Aim:
Please write out the material that follows, exactly as it stands.

Available data:
------------------------------------------------

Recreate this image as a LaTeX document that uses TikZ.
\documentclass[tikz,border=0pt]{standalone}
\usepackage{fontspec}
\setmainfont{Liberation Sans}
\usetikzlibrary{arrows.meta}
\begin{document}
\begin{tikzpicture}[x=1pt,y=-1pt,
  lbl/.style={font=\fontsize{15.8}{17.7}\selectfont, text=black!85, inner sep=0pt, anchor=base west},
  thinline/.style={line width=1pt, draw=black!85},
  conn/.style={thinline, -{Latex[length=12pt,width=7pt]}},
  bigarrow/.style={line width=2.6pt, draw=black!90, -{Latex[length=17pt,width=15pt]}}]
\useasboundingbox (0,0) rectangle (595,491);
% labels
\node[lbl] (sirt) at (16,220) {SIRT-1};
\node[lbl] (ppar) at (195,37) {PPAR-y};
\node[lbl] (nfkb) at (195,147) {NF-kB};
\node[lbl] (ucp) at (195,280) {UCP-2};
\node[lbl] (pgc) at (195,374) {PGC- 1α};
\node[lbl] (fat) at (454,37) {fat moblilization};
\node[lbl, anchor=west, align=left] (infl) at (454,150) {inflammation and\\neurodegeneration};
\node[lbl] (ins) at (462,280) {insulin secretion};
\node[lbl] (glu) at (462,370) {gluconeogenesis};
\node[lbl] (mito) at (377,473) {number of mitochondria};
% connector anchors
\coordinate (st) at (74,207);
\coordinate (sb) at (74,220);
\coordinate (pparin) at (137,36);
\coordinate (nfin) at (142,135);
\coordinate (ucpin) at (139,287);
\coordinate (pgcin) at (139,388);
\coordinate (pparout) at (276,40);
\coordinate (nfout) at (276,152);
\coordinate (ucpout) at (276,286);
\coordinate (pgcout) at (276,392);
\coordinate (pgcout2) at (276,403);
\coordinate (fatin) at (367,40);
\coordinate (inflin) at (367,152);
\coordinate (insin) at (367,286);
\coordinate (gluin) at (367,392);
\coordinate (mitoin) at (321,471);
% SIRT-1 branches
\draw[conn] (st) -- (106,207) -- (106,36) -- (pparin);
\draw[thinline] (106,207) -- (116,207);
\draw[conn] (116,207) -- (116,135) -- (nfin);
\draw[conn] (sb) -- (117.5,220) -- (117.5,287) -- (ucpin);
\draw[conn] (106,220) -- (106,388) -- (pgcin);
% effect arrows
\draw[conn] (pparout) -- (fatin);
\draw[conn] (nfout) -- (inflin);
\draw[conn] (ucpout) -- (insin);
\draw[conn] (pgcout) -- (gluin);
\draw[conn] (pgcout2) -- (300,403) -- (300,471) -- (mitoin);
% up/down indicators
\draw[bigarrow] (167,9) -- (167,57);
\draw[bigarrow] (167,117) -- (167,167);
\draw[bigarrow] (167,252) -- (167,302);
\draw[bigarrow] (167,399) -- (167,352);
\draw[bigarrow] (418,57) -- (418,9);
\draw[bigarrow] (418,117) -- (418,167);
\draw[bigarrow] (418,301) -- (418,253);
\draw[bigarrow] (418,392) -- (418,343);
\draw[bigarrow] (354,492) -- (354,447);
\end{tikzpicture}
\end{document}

------------------------------------------------

Finished task:
Recreate this image as a LaTeX document that uses TikZ.
\documentclass[tikz,border=0pt]{standalone}
\usepackage{fontspec}
\setmainfont{Liberation Sans}
\usetikzlibrary{arrows.meta}
\begin{document}
\begin{tikzpicture}[x=1pt,y=-1pt,
  lbl/.style={font=\fontsize{15.8}{17.7}\selectfont, text=black!85, inner sep=0pt, anchor=base west},
  thinline/.style={line width=1pt, draw=black!85},
  conn/.style={thinline, -{Latex[length=12pt,width=7pt]}},
  bigarrow/.style={line width=2.6pt, draw=black!90, -{Latex[length=17pt,width=15pt]}}]
\useasboundingbox (0,0) rectangle (595,491);
% labels
\node[lbl] (sirt) at (16,220) {SIRT-1};
\node[lbl] (ppar) at (195,37) {PPAR-y};
\node[lbl] (nfkb) at (195,147) {NF-kB};
\node[lbl] (ucp) at (195,280) {UCP-2};
\node[lbl] (pgc) at (195,374) {PGC- 1α};
\node[lbl] (fat) at (454,37) {fat moblilization};
\node[lbl, anchor=west, align=left] (infl) at (454,150) {inflammation and\\neurodegeneration};
\node[lbl] (ins) at (462,280) {insulin secretion};
\node[lbl] (glu) at (462,370) {gluconeogenesis};
\node[lbl] (mito) at (377,473) {number of mitochondria};
% connector anchors
\coordinate (st) at (74,207);
\coordinate (sb) at (74,220);
\coordinate (pparin) at (137,36);
\coordinate (nfin) at (142,135);
\coordinate (ucpin) at (139,287);
\coordinate (pgcin) at (139,388);
\coordinate (pparout) at (276,40);
\coordinate (nfout) at (276,152);
\coordinate (ucpout) at (276,286);
\coordinate (pgcout) at (276,392);
\coordinate (pgcout2) at (276,403);
\coordinate (fatin) at (367,40);
\coordinate (inflin) at (367,152);
\coordinate (insin) at (367,286);
\coordinate (gluin) at (367,392);
\coordinate (mitoin) at (321,471);
% SIRT-1 branches
\draw[conn] (st) -- (106,207) -- (106,36) -- (pparin);
\draw[thinline] (106,207) -- (116,207);
\draw[conn] (116,207) -- (116,135) -- (nfin);
\draw[conn] (sb) -- (117.5,220) -- (117.5,287) -- (ucpin);
\draw[conn] (106,220) -- (106,388) -- (pgcin);
% effect arrows
\draw[conn] (pparout) -- (fatin);
\draw[conn] (nfout) -- (inflin);
\draw[conn] (ucpout) -- (insin);
\draw[conn] (pgcout) -- (gluin);
\draw[conn] (pgcout2) -- (300,403) -- (300,471) -- (mitoin);
% up/down indicators
\draw[bigarrow] (167,9) -- (167,57);
\draw[bigarrow] (167,117) -- (167,167);
\draw[bigarrow] (167,252) -- (167,302);
\draw[bigarrow] (167,399) -- (167,352);
\draw[bigarrow] (418,57) -- (418,9);
\draw[bigarrow] (418,117) -- (418,167);
\draw[bigarrow] (418,301) -- (418,253);
\draw[bigarrow] (418,392) -- (418,343);
\draw[bigarrow] (354,492) -- (354,447);
\end{tikzpicture}
\end{document}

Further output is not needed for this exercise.